Job
Give back the full listing, character for character, with no pictures.

◇ ◇ ◇ ◇

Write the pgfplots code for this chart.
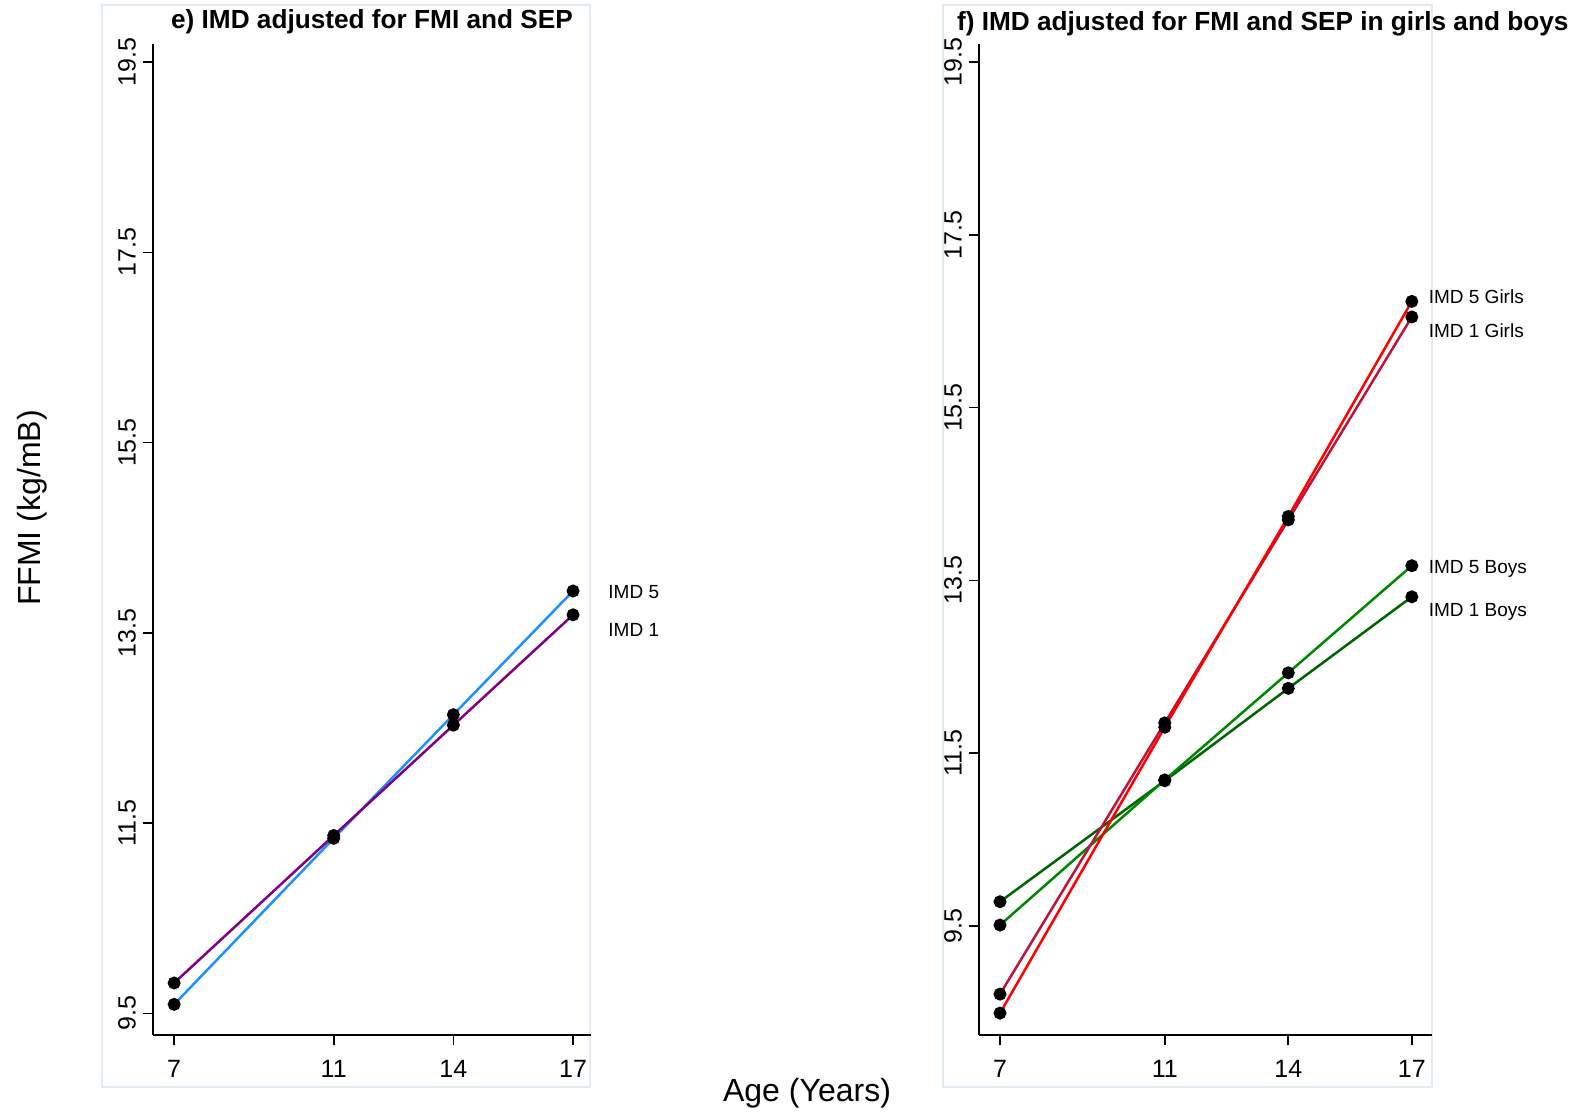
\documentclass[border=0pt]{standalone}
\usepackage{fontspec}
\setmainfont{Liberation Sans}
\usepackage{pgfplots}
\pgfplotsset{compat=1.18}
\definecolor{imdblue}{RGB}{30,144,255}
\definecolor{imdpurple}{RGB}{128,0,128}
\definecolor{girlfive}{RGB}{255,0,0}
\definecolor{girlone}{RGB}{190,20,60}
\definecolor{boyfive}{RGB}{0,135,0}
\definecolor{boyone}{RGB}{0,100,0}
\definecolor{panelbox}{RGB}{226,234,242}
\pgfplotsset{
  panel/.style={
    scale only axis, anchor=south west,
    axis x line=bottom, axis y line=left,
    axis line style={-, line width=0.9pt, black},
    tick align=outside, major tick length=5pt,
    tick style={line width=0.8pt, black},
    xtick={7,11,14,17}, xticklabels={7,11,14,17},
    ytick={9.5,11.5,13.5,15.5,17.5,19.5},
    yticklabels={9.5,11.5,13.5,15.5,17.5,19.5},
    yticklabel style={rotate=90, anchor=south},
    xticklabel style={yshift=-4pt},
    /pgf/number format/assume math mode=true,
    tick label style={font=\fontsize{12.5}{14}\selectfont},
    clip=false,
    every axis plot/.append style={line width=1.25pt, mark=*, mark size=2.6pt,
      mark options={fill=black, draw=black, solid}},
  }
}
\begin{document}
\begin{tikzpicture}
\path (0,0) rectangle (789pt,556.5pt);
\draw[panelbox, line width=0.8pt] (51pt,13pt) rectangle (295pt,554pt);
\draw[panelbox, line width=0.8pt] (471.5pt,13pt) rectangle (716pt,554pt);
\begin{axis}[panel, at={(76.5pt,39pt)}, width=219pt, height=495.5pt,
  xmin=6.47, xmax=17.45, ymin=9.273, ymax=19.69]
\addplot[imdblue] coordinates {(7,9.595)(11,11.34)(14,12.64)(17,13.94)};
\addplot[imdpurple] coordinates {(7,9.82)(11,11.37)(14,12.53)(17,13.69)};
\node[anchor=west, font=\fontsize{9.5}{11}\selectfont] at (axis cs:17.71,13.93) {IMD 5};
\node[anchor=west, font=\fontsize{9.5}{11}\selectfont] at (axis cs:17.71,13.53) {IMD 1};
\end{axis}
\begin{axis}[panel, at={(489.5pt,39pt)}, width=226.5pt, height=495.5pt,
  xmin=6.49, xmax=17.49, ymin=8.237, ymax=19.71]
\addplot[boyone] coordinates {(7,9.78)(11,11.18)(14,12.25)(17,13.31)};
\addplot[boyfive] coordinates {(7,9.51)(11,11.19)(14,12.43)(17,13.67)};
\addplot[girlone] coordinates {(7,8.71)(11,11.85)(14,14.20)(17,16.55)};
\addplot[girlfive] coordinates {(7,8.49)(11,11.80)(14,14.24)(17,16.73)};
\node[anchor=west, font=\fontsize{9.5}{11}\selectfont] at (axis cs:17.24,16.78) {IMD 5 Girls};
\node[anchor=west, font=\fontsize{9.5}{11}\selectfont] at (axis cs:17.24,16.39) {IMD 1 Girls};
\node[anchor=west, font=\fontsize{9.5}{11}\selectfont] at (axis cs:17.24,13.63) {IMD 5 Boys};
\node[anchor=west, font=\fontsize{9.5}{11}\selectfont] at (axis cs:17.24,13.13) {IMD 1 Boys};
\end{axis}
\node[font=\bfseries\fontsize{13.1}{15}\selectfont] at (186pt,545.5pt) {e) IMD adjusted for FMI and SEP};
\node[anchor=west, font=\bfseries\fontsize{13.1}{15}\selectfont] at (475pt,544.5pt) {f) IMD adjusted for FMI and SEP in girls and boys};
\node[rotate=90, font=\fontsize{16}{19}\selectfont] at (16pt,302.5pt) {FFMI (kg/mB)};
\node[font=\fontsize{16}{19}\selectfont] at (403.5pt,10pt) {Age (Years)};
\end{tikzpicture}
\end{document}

◇ ◇ ◇ ◇

Output for this exercise
Write the pgfplots code for this chart.
\documentclass[border=0pt]{standalone}
\usepackage{fontspec}
\setmainfont{Liberation Sans}
\usepackage{pgfplots}
\pgfplotsset{compat=1.18}
\definecolor{imdblue}{RGB}{30,144,255}
\definecolor{imdpurple}{RGB}{128,0,128}
\definecolor{girlfive}{RGB}{255,0,0}
\definecolor{girlone}{RGB}{190,20,60}
\definecolor{boyfive}{RGB}{0,135,0}
\definecolor{boyone}{RGB}{0,100,0}
\definecolor{panelbox}{RGB}{226,234,242}
\pgfplotsset{
  panel/.style={
    scale only axis, anchor=south west,
    axis x line=bottom, axis y line=left,
    axis line style={-, line width=0.9pt, black},
    tick align=outside, major tick length=5pt,
    tick style={line width=0.8pt, black},
    xtick={7,11,14,17}, xticklabels={7,11,14,17},
    ytick={9.5,11.5,13.5,15.5,17.5,19.5},
    yticklabels={9.5,11.5,13.5,15.5,17.5,19.5},
    yticklabel style={rotate=90, anchor=south},
    xticklabel style={yshift=-4pt},
    /pgf/number format/assume math mode=true,
    tick label style={font=\fontsize{12.5}{14}\selectfont},
    clip=false,
    every axis plot/.append style={line width=1.25pt, mark=*, mark size=2.6pt,
      mark options={fill=black, draw=black, solid}},
  }
}
\begin{document}
\begin{tikzpicture}
\path (0,0) rectangle (789pt,556.5pt);
\draw[panelbox, line width=0.8pt] (51pt,13pt) rectangle (295pt,554pt);
\draw[panelbox, line width=0.8pt] (471.5pt,13pt) rectangle (716pt,554pt);
\begin{axis}[panel, at={(76.5pt,39pt)}, width=219pt, height=495.5pt,
  xmin=6.47, xmax=17.45, ymin=9.273, ymax=19.69]
\addplot[imdblue] coordinates {(7,9.595)(11,11.34)(14,12.64)(17,13.94)};
\addplot[imdpurple] coordinates {(7,9.82)(11,11.37)(14,12.53)(17,13.69)};
\node[anchor=west, font=\fontsize{9.5}{11}\selectfont] at (axis cs:17.71,13.93) {IMD 5};
\node[anchor=west, font=\fontsize{9.5}{11}\selectfont] at (axis cs:17.71,13.53) {IMD 1};
\end{axis}
\begin{axis}[panel, at={(489.5pt,39pt)}, width=226.5pt, height=495.5pt,
  xmin=6.49, xmax=17.49, ymin=8.237, ymax=19.71]
\addplot[boyone] coordinates {(7,9.78)(11,11.18)(14,12.25)(17,13.31)};
\addplot[boyfive] coordinates {(7,9.51)(11,11.19)(14,12.43)(17,13.67)};
\addplot[girlone] coordinates {(7,8.71)(11,11.85)(14,14.20)(17,16.55)};
\addplot[girlfive] coordinates {(7,8.49)(11,11.80)(14,14.24)(17,16.73)};
\node[anchor=west, font=\fontsize{9.5}{11}\selectfont] at (axis cs:17.24,16.78) {IMD 5 Girls};
\node[anchor=west, font=\fontsize{9.5}{11}\selectfont] at (axis cs:17.24,16.39) {IMD 1 Girls};
\node[anchor=west, font=\fontsize{9.5}{11}\selectfont] at (axis cs:17.24,13.63) {IMD 5 Boys};
\node[anchor=west, font=\fontsize{9.5}{11}\selectfont] at (axis cs:17.24,13.13) {IMD 1 Boys};
\end{axis}
\node[font=\bfseries\fontsize{13.1}{15}\selectfont] at (186pt,545.5pt) {e) IMD adjusted for FMI and SEP};
\node[anchor=west, font=\bfseries\fontsize{13.1}{15}\selectfont] at (475pt,544.5pt) {f) IMD adjusted for FMI and SEP in girls and boys};
\node[rotate=90, font=\fontsize{16}{19}\selectfont] at (16pt,302.5pt) {FFMI (kg/mB)};
\node[font=\fontsize{16}{19}\selectfont] at (403.5pt,10pt) {Age (Years)};
\end{tikzpicture}
\end{document}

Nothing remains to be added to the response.